Putting these initiatives aside, Giordano still considers himself a student who hasn’t quite learned the ropes yet. 

“As of yet, it is just my second semester here, so I’m still trying to get a feel of COD. I’m still very new, so I’m trying to figure out what’s going on, what I can do,” Giodarno said. 

Giordano detailed a meet and greet day last semester where students were able to come in and talk to those who are officers and representatives of SLC. 

“Listening to those who ran for student rep [in the most recent election], the majority of students were there because someone on SLC told them to run and see what happens,” Giodarno said. “Creating that connection between those who are a part of the club, and those who aren’t, it’s an important point of view.” 

Giordano’s family has always had ties to COD, and this has served as one of his primary motivations to serve as a student representative. 

“My younger brothers, hopefully they’ll benefit from whatever changes I make, and the 10’s of 1,000’s of students that will take classes at COD over the years to come. I think it’s important for students to take part in their colleges, and try to make them better, not just for themselves, but for those who come after them.” 

Juliana Wozniak was another candidate that made it into the position of student representative for SLC. She’s a student worker in the athletics department at COD, and from the people she talks to throughout the day, she’s always willing to describe the different clubs and organizations one could get involved with at COD. 

“I think this is also the issue. People don’t know,” Wozniak said. “I got this position just because Ayesha (Shafiuddin) told me about it.

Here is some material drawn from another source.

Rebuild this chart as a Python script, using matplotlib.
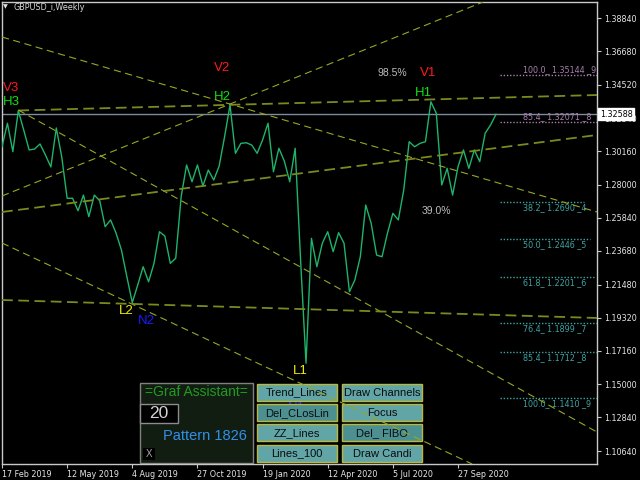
import matplotlib
matplotlib.use('Agg')
import matplotlib.pyplot as plt
from matplotlib.patches import Rectangle

plt.rcParams['font.family'] = ['DejaVu Sans']

# weekly closes GBPUSD, week 0 = 17 Feb 2019
closes = [1.3047, 1.3200, 1.3015, 1.3282, 1.3156, 1.3026, 1.3032, 1.3065, 1.2993, 1.2915,
          1.3169, 1.2982, 1.2711, 1.2711, 1.2630, 1.2732, 1.2591, 1.2732, 1.2695, 1.2526,
          1.2570, 1.2485, 1.2374, 1.2200, 1.2031, 1.2146, 1.2265, 1.2167, 1.2287, 1.2493,
          1.2465, 1.2287, 1.2320, 1.2721, 1.2928, 1.2819, 1.2928, 1.2791, 1.2895, 1.2830,
          1.2921, 1.3112, 1.3319, 1.3004, 1.3069, 1.3073, 1.3058, 1.3004, 1.3091, 1.3200,
          1.2884, 1.3037, 1.2954, 1.2819, 1.3037, 1.2309, 1.1636, 1.2450, 1.2265, 1.2418,
          1.2493, 1.2363, 1.2487, 1.2418, 1.2102, 1.2179, 1.2330, 1.2667, 1.2548, 1.2341,
          1.2330, 1.2483, 1.2613, 1.2570, 1.2765, 1.3080, 1.3047, 1.3069, 1.3080, 1.3340,
          1.3265, 1.2798, 1.2906, 1.2732, 1.2917, 1.3026, 1.2906, 1.3026, 1.2950, 1.3135,
          1.3189, 1.32588]
weeks = list(range(len(closes)))
last_price = 1.32588

date_ticks = [0, 12, 24, 36, 48, 60, 72, 84]
date_labels = ['17 Feb 2019', '12 May 2019', '4 Aug 2019', '27 Oct 2019',
               '19 Jan 2020', '12 Apr 2020', '5 Jul 2020', '27 Sep 2020']
price_ticks = [1.38840, 1.36680, 1.34520, 1.32340, 1.30160, 1.28000, 1.25840,
               1.23680, 1.21480, 1.19320, 1.17160, 1.15000, 1.12840, 1.10640]

# trend lines: (week start, price start, week end, price end, thick?)
trend_lines = [
    (0, 1.37621, 109.6, 1.26217, False),
    (3, 1.32831, 109.6, 1.33841, True),
    (3, 1.32864, 109.6, 1.11879, False),
    (0, 1.27259, 88.6, 1.39902, False),
    (0, 1.26217, 109.6, 1.31235, True),
    (0, 1.24197, 86.6, 1.09794, False),
    (0, 1.20482, 109.6, 1.19309, True),
]

# fibo levels
fib_up_levels = ['100.0', '85.4']
fib_up_prices = [1.35144, 1.32071]
fib_up_tags = [9, 8]
fib_dn_levels = ['38.2', '50.0', '61.8', '76.4', '85.4', '100.0']
fib_dn_prices = [1.2690, 1.2446, 1.2201, 1.1899, 1.1712, 1.1410]
fib_dn_tags = [4, 5, 6, 7, 8, 9]
fib_dn_ends = [107.2, 108.3, 109.2, 110, 110, 110]

fig = plt.figure(figsize=(6.4, 4.8), dpi=100, facecolor='black')

# overlay in pixel coords for the panel / labels
ov = fig.add_axes([0, 0, 1, 1], zorder=0)
ov.set_xlim(0, 640)
ov.set_ylim(480, 0)
ov.axis('off')
ov.set_facecolor('black')

ax = fig.add_axes([2 / 640, 16 / 480, 595 / 640, 462 / 480], zorder=1)
ax.set_facecolor('none')
ax.set_xlim(0, 109.6)
ax.set_ylim(1.09794, 1.39902)

ax.axhline(last_price, color='#7d8c9c', lw=1, zorder=1)

for x0, y0, x1, y1, thick in trend_lines:
    if thick:
        ax.plot([x0, x1], [y0, y1], color='#7a8a1e', lw=1.3, dashes=(6, 3), zorder=4)
    else:
        ax.plot([x0, x1], [y0, y1], color='#98a822', lw=0.8, dashes=(6.5, 4), zorder=4)

ax.plot(weeks, closes, color='#1fb46a', lw=1, zorder=3)

for lv, p, t in zip(fib_up_levels, fib_up_prices, fib_up_tags):
    ax.plot([91.8, 110], [p, p], color='#a77fae', lw=1, linestyle=(0, (1, 1.3)))
    ax.annotate('%s_ %.5f _%d' % (lv, p, t), xy=(96.0, p), xytext=(0, 0.6), textcoords='offset points',
                color='#a77fae', fontsize=5.8, ha='left', va='bottom')
for lv, p, t, e in zip(fib_dn_levels, fib_dn_prices, fib_dn_tags, fib_dn_ends):
    ax.plot([91.8, e], [p, p], color='#3fa4a4', lw=1, linestyle=(0, (1, 1.3)))
    ax.annotate('%s_ %.4f _%d' % (lv, p, t), xy=(96.0, p), xytext=(0, -1), textcoords='offset points',
                color='#3fa4a4', fontsize=5.8, ha='left', va='top')

for s in ax.spines.values():
    s.set_color('#c8c8c8')
    s.set_linewidth(1)
ax.yaxis.tick_right()
ax.set_yticks(price_ticks)
ax.set_yticklabels(['%.5f' % v for v in price_ticks])
ax.set_xticks(date_ticks)
ax.set_xticklabels(date_labels, ha='left')
ax.tick_params(axis='y', colors='#c8c8c8', labelcolor='#e6e6e6', labelsize=5.8, length=3, pad=2)
ax.tick_params(axis='x', colors='#c8c8c8', labelcolor='#e6e6e6', labelsize=5.8, length=3, pad=1.5)

ax.annotate('%.5f' % last_price, xy=(1, last_price), xycoords=('axes fraction', 'data'),
            xytext=(2.2, 0), textcoords='offset points', ha='left', va='center',
            fontsize=5.8, color='black', zorder=10, annotation_clip=False,
            bbox=dict(boxstyle='square,pad=0.2', fc='white', ec='white'))

# header
ov.text(3, 7, '\u25bc', color='#e0e0e0', fontsize=4.5, va='center', ha='left')
ov.text(14, 7, 'GBPUSD_i,Weekly', color='#d8d8d8', fontsize=5.8, va='center', ha='left')

# pivot labels
lab = dict(family=['Liberation Sans', 'DejaVu Sans'], fontsize=9.5, va='center', ha='left', zorder=5)
ov.text(2.5, 88, 'V3', color='#ff1a1a', **lab)
ov.text(2.5, 102, 'H3', color='#10e010', **lab)
ov.text(214, 68, 'V2', color='#ff1a1a', **lab)
ov.text(213.5, 96.5, 'H2', color='#10e010', **lab)
ov.text(420, 73, 'V1', color='#ff1a1a', **lab)
ov.text(414.5, 93, 'H1', color='#10e010', **lab)
ov.text(118.5, 311.5, 'L2', color='#f0f000', **lab)
ov.text(137.5, 321.5, 'N2', color='#1a1aff', **lab)
ov.text(292.5, 371.5, 'L1', color='#f0f000', **lab)
ov.text(288, 408, 'N1', color='#1a1aff', **dict(lab, zorder=2))
ov.text(378, 73, '98.5%', color='#bdbdbd', family=['Liberation Sans'], fontsize=7.5, va='center')
ov.text(421.5, 211, '39.0%', color='#bdbdbd', family=['Liberation Sans'], fontsize=7.5, va='center')

# assistant panel
ov.add_patch(Rectangle((140, 383), 113, 80, fc='#121d12', ec='#808080', lw=1, zorder=3))
ov.text(196, 392, '=Graf Assistant=', color='#229a22', family=['Liberation Sans'], fontsize=10,
        ha='center', va='center', zorder=4)
ov.add_patch(Rectangle((140, 404), 37.5, 19, fc='black', ec='#8c8c8c', lw=1, zorder=4))
ov.text(159, 413.5, '20', color='#d4d4d4', family=['Liberation Sans'], fontsize=12.5,
        ha='center', va='center', zorder=5)
ov.text(247, 436.5, 'Pattern 1826', color='#2f90ea', family=['Liberation Sans'], fontsize=10.5,
        ha='right', va='center', zorder=4)
ov.add_patch(Rectangle((142.5, 447.5), 12.5, 12.5, fc='black', ec='none', zorder=4))
ov.text(148.7, 454, 'X', color='#a8a8a8', family=['Liberation Sans'], fontsize=7,
        ha='center', va='center', zorder=5)

buttons = [['Trend_Lines', 'Draw Channels'], ['Del_CLosLin', 'Focus'],
           ['ZZ_Lines', 'Del_ FIBO'], ['Lines_100', 'Draw Candi']]
dark = ['Del_CLosLin', 'Del_ FIBO']
col_x = [256.7, 341.7]
row_y = [384, 404.3, 424.3, 445]
for r, row in enumerate(buttons):
    for c, name in enumerate(row):
        fc = '#4d9092' if name in dark else '#62a5a7'
        ov.add_patch(Rectangle((col_x[c], row_y[r]), 80.6, 16.7, fc=fc, ec='#b9b93c', lw=1, zorder=3))
        ov.text(col_x[c] + 40.3, row_y[r] + 8.6, name, color='#0c0c0c', family=['Liberation Sans'],
                fontsize=8, ha='center', va='center', zorder=4)

fig.savefig('out.png', dpi=100, facecolor='black')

Where, if she did not tell me about it, I would not even know [the position of student representative] exists. [In] our first sentence she told me ‘I’m student trustee.’ I was like, ‘what is a student trustee?’ I think this is the fundamental issue why people don’t actually want to engage. They don’t know that it’s possible.” 

Spreading information to students about ways to get involved by word of mouth is a strategy Wozniak thinks is crucial, but she also recognizes that it isn’t the most effective doing it alone. 

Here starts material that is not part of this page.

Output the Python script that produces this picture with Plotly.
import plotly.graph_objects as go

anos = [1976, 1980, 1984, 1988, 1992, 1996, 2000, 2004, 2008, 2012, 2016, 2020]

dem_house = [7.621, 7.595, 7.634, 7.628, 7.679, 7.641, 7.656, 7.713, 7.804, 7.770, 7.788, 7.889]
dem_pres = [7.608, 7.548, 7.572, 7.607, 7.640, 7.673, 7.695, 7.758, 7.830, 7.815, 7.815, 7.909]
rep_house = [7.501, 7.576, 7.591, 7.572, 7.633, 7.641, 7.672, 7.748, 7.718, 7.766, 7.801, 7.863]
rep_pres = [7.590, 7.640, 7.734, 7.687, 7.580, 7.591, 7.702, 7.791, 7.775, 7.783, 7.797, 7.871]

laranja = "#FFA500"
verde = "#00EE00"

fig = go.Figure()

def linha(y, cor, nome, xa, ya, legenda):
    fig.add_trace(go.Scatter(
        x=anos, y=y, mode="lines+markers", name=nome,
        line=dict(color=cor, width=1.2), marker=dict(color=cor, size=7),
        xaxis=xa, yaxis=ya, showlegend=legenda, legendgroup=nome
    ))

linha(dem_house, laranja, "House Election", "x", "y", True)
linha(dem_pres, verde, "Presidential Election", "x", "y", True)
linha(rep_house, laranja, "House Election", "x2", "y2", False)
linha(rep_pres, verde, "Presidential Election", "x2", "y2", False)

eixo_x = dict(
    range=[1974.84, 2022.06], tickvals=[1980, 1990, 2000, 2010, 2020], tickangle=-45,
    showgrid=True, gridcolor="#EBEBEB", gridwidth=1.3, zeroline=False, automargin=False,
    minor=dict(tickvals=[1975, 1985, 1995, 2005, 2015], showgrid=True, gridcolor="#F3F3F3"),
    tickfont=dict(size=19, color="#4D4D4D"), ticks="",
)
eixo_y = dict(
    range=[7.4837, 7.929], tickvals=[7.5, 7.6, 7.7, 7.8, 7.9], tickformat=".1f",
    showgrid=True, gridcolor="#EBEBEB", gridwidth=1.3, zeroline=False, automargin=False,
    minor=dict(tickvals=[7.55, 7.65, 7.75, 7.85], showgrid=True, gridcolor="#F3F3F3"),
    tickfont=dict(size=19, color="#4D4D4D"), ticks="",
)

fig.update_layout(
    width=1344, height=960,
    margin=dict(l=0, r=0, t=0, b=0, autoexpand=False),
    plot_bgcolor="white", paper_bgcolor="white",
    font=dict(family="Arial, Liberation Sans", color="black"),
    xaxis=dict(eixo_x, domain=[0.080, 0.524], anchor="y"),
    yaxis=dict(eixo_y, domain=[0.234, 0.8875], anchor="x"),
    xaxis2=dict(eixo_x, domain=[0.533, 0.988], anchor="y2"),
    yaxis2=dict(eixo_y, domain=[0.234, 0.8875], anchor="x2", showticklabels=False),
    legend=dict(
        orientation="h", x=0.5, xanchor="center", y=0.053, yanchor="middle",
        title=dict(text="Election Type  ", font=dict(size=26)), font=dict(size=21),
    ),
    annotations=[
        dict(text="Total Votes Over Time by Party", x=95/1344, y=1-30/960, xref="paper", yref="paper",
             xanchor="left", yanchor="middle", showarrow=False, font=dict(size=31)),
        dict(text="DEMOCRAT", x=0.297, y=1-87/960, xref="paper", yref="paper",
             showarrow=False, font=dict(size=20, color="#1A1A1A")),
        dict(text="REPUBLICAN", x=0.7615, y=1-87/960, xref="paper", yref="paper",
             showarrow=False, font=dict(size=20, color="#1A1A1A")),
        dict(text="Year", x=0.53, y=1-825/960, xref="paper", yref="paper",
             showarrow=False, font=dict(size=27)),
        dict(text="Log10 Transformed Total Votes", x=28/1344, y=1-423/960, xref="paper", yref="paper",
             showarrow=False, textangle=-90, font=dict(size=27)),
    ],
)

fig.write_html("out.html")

“Of course me by myself, I cannot do much,” Wozniak said. “Let’s just hope that [the other two student representatives] who were chosen by the committee also have an idea, they also want to be open and reach out to people. Right now I cannot tell you [the] exact thing I will do, because it’s hard. Let’s just hope that we will somehow work together really hard this semester, and increase our popularity.” 

One solution proposed by Wozniak is forging a collaboration between SLC and the Honors Student Advisory Committee (HSAC), where she holds the officer position of social media manager. 

Wozniak, who’s originally from Poland, is also keen on providing a healthy environment for international students. From her perspective, the environment for international students right now is of concern. 

“A lot of international students at the beginning, we focus on how to survive,” Wozniak said. “I feel like at least I would like to reach to this group, because I know how hard it is.”  

Serving the needs of international students was one of her biggest motivations behind trying to become a student representative. Wozniak is currently in the process of building up an international students club, and it’s a group she’d like to help support inside of SLC. 

“[International students] are very limited in every single aspect,” Wozniak said. “We are not allowed to get scholarships. If you don’t pass your class, you put in jeopardy your visa. We constantly stress over our immigration status. You focus so much on school to do well, to be successful, that you forget about these other things. For those people, I want to make their lives easier.” 

SLC meets every Tuesday in-person and on Zoom from 2 to 3:30 p.m. in SSC 2214. Meetings are open to the public, and you can find more information about the council on their ChapLife page.